I still dream about India at night. Perumal still texts me. I chat with Sundhari on WhatsApp. I write my old India roommate Line. I look through pictures. I pray for Seetha and Lakshmi.
To be honest, these past 11 months have been the hardest in my life. I sincerely hope life won't give me anything harder. I always thought I'd have to mentally prepare for India, but now I think that India prepared me for the immense pain I'd soon feel.
My field studies family and I always sat around wondering why we felt so much more alive in other cultures than our own. Why we'd smile and become ten times happier when we'd meet someone from the country we once lived in and visited. We were all students. We all either had depression or anxiety, later discovered we were gay, were single or if married were in the process of divorces. I think we all felt, or are feeling, lost in our own society and culture. And we'd come alive when welcomed by another culture and country, even though we were physically so different, and when we'd see things from a different point of view. We knew our culture and life in America to be so unfair and strange that of course we'd have something to learn from other lands, from people who had nothing and were yet happy. Now I think we're all at a point where we still want to experience life in different cultures, but are also cognizant of the fact that we can't escape our weaknesses and the trials God has in store for us.
Robyn Davidson talks about her camel journey across Australia. Odysseus reflects on his ten year efforts to finally find home. Frodo comes back to the Shire. It's funny that we think of movie and story endings as truly endings. They lived happily ever after. The end. And yet they're all stories that only lead to more challenges in life. Robyn Davidson said our lives are full of camel journeys. Joseph Campbell says we're all on our own journey. I had my experiences in going to India, and am now on a different journey figuring out how to continue living while knowing I will never be able to be with those I love most in the ways I want to.

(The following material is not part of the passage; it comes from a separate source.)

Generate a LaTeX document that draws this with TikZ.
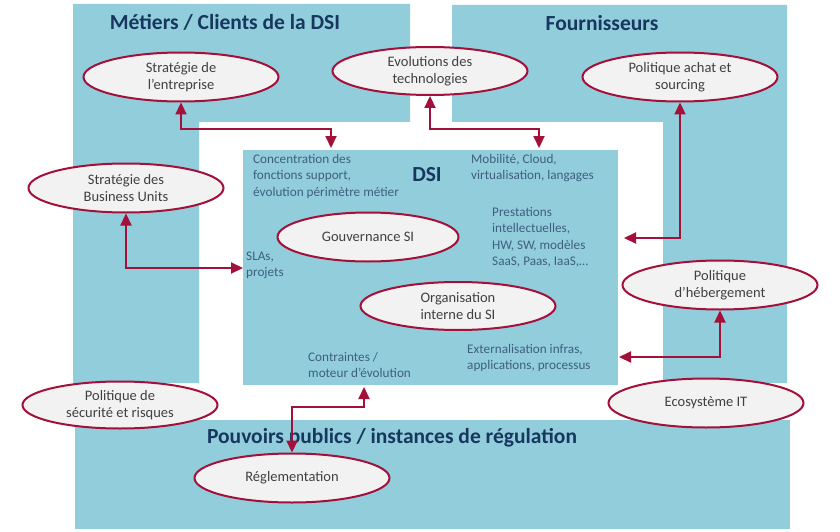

My blog is entitled Odyssey to India, indicating the long time I thought about and prepared for my time to live there. Yet our odysseys are never ending. Or, perhaps they do end but are constantly transitioned to another odyssey of a different lesson or pain.
Spring is here. Outside my office is a long sidewalk flanked on both sides by jasmine bushes. Every time I walk by I lean over to smell them. The fragrance wafts into my mouth and nose. I'm immediately brought back to a time when someone loved me enough to put jasmine flowers in my hair every morning.
A couple of nights ago I explained some of my situation in a Mormon Feminist Housewives group. One of the elderly women looked at me and said, "Sarah, God wants you to be happy and to have His fulness. And He wants you to be with someone who you can love as much as you want." I've never thought of that before. I've always felt like God was constantly planning heartwrenching trials through which I must pass, and that death would be a sign of his mercy and relief.
All of our journeys bring us to different persons. People who make us laugh or cry, people we want to share our lives with but aren't able to, people who give us hope, like this elderly sister above. We're all here together on our journeys, interacting and coinciding and dancing. Journeying together.